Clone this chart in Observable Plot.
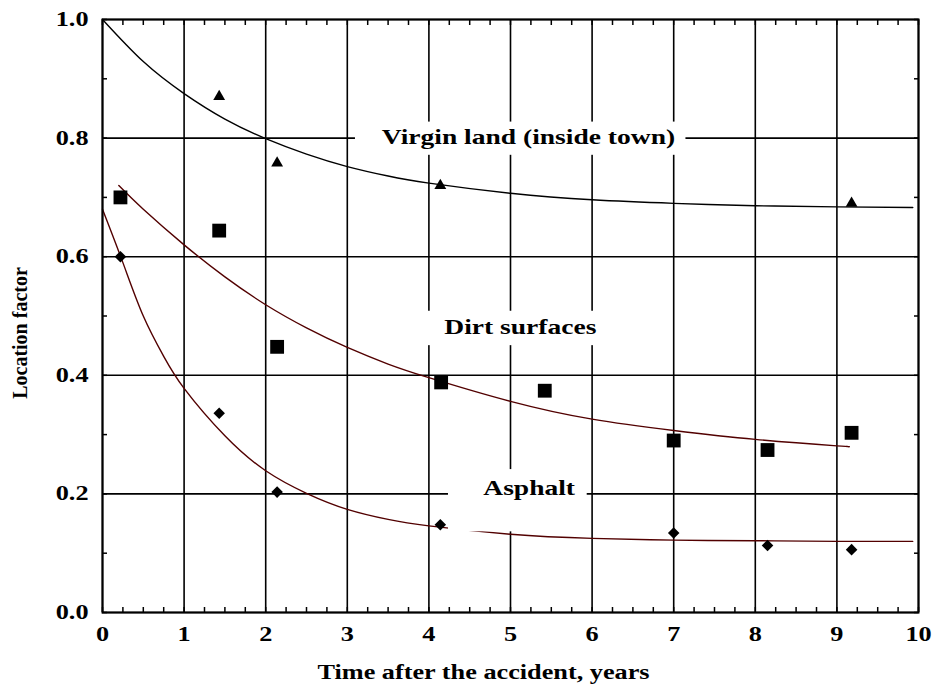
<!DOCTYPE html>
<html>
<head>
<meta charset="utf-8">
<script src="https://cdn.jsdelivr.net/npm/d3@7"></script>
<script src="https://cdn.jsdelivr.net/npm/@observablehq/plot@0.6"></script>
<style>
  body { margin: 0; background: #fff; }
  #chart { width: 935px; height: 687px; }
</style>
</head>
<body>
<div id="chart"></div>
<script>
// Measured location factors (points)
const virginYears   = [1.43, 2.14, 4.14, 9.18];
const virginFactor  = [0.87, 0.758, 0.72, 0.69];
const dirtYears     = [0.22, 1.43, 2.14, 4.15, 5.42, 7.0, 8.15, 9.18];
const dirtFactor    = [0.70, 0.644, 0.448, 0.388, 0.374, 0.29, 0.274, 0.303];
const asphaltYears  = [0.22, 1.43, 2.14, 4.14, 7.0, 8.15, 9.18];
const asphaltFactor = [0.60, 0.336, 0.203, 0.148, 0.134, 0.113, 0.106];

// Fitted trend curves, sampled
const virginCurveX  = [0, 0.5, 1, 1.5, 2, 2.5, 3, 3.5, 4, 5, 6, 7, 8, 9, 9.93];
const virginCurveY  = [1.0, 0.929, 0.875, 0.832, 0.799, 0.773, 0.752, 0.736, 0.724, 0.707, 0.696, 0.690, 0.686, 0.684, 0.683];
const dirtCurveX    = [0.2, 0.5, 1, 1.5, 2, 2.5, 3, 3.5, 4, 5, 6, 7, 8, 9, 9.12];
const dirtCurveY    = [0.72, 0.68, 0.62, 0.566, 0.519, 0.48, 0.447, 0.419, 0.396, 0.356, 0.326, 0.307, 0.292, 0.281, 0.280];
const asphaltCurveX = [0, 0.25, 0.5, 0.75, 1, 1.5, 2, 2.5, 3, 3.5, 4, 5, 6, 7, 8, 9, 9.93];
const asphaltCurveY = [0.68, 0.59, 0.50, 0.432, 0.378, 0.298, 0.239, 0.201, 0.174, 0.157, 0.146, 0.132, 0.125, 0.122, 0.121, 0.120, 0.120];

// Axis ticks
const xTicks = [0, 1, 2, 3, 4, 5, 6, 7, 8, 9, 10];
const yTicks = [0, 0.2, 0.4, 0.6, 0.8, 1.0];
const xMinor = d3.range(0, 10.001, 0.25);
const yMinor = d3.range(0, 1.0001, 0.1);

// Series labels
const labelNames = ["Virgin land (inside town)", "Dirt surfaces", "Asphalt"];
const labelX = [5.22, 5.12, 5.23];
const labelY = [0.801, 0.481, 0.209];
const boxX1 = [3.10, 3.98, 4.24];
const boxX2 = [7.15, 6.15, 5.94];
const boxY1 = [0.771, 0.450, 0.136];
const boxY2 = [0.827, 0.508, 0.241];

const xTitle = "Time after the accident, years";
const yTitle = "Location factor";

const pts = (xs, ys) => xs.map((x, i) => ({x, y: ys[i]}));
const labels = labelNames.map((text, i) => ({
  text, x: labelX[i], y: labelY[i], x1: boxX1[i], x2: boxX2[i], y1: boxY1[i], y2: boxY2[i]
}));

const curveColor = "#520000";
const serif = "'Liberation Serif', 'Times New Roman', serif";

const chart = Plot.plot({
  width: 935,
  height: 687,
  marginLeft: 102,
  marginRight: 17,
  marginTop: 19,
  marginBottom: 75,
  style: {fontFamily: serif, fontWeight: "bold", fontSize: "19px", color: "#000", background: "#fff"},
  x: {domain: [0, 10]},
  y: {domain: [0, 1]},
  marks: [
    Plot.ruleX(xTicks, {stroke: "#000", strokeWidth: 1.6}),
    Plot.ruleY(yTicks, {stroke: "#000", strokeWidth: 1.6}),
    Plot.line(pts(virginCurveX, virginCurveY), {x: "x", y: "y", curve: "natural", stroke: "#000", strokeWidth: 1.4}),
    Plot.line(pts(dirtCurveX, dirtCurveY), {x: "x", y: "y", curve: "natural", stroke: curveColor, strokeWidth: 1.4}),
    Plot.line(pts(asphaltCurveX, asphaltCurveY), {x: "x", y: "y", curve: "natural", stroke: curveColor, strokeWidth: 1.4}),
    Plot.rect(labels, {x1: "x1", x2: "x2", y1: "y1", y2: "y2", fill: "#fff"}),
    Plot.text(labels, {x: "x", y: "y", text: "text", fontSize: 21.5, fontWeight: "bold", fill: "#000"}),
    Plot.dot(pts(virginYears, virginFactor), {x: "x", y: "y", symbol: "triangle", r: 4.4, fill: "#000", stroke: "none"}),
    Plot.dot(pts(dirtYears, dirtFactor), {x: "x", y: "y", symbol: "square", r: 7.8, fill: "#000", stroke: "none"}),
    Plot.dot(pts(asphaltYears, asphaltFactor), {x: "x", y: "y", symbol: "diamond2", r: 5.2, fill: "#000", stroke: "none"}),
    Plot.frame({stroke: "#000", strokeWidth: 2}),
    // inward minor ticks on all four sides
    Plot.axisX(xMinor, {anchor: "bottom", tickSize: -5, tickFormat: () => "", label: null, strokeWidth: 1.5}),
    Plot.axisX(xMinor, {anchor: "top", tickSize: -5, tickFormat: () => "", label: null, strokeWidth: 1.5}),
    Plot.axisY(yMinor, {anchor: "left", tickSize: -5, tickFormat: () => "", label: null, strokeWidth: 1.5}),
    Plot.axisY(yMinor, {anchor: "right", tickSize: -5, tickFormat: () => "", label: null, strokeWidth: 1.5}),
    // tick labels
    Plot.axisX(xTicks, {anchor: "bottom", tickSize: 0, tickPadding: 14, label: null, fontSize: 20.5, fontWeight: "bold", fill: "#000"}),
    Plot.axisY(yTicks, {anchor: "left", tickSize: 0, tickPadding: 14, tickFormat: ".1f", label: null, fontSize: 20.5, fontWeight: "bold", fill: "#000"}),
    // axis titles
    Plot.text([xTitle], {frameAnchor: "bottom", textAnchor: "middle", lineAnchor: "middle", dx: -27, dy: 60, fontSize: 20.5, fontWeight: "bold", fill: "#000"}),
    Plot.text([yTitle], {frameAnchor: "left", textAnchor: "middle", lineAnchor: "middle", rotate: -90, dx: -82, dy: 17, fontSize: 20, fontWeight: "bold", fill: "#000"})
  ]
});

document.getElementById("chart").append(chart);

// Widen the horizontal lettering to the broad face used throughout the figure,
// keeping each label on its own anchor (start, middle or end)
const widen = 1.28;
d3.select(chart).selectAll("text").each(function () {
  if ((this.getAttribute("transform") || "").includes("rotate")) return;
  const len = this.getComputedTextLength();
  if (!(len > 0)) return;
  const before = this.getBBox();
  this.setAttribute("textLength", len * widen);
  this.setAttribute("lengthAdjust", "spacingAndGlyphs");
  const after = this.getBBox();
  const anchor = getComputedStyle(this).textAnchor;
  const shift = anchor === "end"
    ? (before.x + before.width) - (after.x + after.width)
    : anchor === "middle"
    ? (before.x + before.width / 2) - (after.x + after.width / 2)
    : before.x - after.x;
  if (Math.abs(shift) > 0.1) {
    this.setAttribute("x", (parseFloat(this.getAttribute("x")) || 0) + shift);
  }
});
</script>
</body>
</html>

---

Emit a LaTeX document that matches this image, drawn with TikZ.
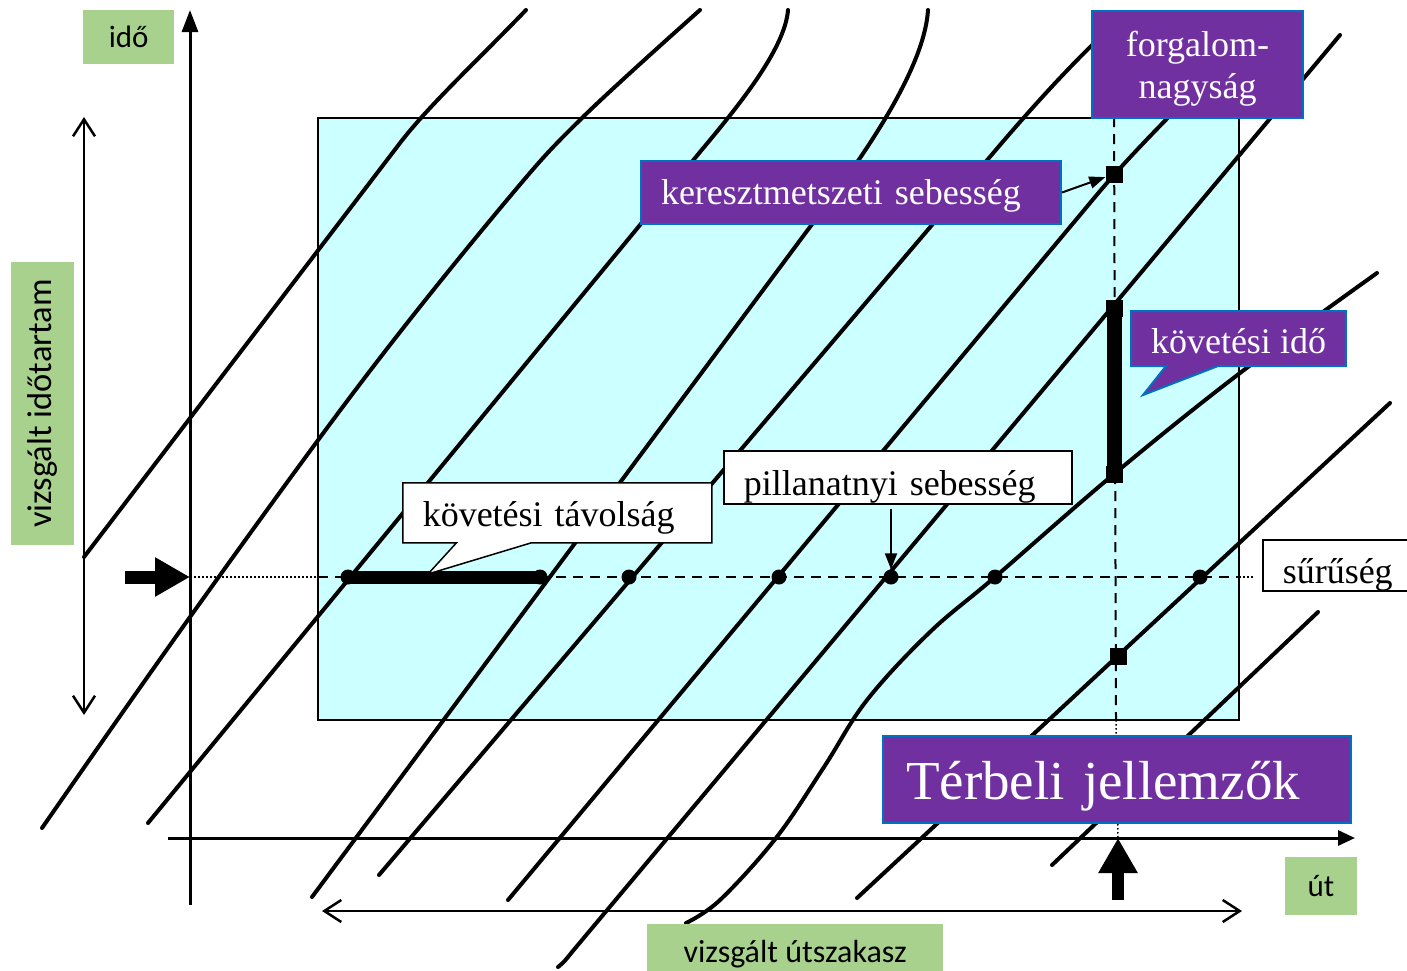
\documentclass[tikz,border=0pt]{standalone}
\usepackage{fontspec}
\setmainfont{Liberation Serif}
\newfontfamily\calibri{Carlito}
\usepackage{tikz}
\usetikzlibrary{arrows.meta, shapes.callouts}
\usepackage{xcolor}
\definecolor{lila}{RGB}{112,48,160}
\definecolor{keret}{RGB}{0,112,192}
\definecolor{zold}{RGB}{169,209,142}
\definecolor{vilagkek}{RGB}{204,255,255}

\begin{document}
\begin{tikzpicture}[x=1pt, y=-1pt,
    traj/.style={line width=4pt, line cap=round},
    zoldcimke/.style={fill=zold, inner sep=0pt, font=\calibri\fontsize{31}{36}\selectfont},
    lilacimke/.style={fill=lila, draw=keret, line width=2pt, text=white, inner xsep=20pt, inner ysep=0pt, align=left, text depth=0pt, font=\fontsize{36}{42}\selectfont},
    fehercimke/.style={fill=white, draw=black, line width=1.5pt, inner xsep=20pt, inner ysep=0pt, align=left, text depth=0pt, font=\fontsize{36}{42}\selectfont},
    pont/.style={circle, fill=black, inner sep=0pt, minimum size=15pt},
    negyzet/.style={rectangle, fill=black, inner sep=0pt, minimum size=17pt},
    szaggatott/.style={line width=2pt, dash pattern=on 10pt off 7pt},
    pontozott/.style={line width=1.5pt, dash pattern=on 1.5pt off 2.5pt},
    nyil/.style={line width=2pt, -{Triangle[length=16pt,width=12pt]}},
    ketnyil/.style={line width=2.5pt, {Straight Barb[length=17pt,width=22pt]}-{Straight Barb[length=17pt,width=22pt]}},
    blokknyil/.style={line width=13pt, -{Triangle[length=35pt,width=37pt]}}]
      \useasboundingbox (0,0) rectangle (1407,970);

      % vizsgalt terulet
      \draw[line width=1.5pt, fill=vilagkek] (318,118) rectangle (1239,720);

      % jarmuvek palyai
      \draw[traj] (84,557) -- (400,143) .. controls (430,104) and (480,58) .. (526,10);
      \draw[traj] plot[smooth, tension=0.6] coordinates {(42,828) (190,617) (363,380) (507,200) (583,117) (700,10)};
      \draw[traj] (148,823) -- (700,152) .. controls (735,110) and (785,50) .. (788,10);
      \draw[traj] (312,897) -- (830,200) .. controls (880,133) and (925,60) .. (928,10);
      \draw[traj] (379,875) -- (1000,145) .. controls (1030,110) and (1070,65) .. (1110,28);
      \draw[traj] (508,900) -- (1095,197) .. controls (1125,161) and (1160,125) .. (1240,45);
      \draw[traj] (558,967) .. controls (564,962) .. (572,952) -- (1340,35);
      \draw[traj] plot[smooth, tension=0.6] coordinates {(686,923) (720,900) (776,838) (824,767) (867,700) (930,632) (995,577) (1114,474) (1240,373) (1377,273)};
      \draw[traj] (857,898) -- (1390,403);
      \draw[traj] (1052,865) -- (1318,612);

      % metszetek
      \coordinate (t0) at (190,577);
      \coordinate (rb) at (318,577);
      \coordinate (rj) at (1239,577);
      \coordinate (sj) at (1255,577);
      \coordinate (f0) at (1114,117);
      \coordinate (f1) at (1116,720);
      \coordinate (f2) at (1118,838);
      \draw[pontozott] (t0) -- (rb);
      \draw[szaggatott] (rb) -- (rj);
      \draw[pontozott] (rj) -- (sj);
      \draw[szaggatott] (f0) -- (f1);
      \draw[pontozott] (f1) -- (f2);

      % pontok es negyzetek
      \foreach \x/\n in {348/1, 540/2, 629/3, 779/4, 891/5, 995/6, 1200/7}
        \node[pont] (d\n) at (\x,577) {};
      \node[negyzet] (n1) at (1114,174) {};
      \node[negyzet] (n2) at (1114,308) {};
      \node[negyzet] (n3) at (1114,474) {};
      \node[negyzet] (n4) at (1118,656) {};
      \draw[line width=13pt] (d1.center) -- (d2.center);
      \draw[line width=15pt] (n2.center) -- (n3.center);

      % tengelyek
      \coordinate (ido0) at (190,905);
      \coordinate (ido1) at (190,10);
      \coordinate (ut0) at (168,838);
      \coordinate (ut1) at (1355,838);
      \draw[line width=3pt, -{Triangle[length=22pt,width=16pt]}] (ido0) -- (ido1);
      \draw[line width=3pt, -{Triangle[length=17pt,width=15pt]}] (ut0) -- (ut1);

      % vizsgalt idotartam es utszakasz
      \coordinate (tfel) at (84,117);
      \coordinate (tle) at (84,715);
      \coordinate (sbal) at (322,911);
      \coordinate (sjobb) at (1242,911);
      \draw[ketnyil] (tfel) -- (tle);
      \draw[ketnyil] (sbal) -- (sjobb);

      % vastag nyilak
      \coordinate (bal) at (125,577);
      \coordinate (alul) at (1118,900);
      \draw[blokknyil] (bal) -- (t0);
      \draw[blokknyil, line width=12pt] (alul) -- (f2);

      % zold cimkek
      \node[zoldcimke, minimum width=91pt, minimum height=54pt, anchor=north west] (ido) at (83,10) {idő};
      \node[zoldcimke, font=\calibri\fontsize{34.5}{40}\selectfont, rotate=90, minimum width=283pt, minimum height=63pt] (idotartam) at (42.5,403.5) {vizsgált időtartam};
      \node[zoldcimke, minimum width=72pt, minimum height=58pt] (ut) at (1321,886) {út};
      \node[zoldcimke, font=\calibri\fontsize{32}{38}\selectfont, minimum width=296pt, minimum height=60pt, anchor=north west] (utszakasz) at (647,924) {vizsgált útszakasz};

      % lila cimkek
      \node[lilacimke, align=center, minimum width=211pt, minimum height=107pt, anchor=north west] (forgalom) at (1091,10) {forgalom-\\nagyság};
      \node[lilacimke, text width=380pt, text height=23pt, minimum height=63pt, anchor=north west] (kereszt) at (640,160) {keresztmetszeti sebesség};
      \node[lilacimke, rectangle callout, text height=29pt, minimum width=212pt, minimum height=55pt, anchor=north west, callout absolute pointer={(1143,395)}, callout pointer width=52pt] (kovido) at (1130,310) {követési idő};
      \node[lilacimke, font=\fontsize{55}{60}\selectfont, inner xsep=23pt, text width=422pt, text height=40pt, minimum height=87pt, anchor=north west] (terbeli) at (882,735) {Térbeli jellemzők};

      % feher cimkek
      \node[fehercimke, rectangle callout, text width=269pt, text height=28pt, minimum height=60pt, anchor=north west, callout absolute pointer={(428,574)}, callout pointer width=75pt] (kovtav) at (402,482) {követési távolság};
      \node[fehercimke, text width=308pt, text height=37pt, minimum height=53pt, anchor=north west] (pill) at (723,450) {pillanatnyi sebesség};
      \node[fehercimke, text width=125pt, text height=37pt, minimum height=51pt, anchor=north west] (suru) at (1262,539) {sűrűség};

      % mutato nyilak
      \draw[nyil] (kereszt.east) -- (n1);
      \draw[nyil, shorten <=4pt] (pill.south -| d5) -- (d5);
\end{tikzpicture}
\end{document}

INSTRUCTION: Filter the records above and return every line that holds the word "chart".

COMPLETE OUTPUT:
Clone this chart in Observable Plot.
  #chart { width: 935px; height: 687px; }
<div id="chart"></div>
const chart = Plot.plot({
document.getElementById("chart").append(chart);
d3.select(chart).selectAll("text").each(function () {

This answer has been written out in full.